Thankfully, the industry has its very own Super Mario in Tom Watson, Labour MP for West Bromwich East. Watson, known for his advocacy of the local gaming industry, set up a Facebook group called Gamers’ Voice which attracted 15,000 members in it’s first two weeks. More recently, he has taken the PM at his word by tabling an Early Day Motion (EDM) calling on the Government to implement a tax break for game production in this year’s budget. In an interview with gamebiz.com, he describes how he gathered support from “Labour, the Lib Dems, the Tories and the SNP to support a motion calling on the Chancellor of the Exchequer to introduce tax relief for the video games industry”. Read the full interview at gamesbiz.

The pressure is on the Government to act, with an election looming and an electorate jaded with pretty words and empty promises. The Tory Shadow Arts minister, Ed Vaizey made similar noises at the National Endowment for Science, Technology and the Arts event ‘Playing the Game’, saying his party would “look seriously” at support for the industry should they get in this May. Typically though, this was tempered with warnings that nothing may be possible if they were to inherit an economic mess…which, sadly, seems fairly likely.
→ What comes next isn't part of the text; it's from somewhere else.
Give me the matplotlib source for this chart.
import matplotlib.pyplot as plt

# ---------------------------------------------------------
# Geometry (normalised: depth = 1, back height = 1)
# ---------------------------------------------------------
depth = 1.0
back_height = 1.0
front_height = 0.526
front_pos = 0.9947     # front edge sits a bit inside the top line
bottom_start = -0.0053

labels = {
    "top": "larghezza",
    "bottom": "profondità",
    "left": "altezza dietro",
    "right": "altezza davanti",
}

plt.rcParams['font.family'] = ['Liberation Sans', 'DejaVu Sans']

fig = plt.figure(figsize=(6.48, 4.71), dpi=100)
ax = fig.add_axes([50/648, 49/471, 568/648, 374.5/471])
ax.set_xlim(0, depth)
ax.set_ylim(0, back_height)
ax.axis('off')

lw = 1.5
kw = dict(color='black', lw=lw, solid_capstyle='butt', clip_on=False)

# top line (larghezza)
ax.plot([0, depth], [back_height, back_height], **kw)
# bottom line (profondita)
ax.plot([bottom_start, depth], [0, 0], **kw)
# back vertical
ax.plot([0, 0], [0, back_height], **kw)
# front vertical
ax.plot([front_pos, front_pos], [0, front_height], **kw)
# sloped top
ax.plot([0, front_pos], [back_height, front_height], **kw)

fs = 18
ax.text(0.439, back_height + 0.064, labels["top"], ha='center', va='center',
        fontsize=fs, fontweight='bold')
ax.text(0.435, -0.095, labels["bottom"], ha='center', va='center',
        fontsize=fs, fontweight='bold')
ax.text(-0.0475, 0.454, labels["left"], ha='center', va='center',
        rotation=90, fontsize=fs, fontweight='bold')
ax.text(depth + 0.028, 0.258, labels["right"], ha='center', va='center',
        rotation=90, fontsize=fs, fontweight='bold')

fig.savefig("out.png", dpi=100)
The UK currently leads the way in revenue from game sales (£3.3billion in 2009) despite a 20% dip during the recession. But other European countries such as Germany, Portugal, Sweden and The Netherlands weathered the recession far better with software sales staying fairly constant or even increasing, and the gap is narrowing. Clearly the Government relishes the revenue which the gaming industry brings in and are making all the right noises about support, but the economic crisis cut deep and all rational economic models say that the worst way to pay off a deficit is with tax cuts. So from where will the quid pro quo come? Is this simply a case of “You scratch my back, I’ll pat you on yours”? Or perhaps more accurately, “You scratch my back, and I’ll treat you like a cash cow and do nothing while you hemorrhage talent to Canada and the USA”.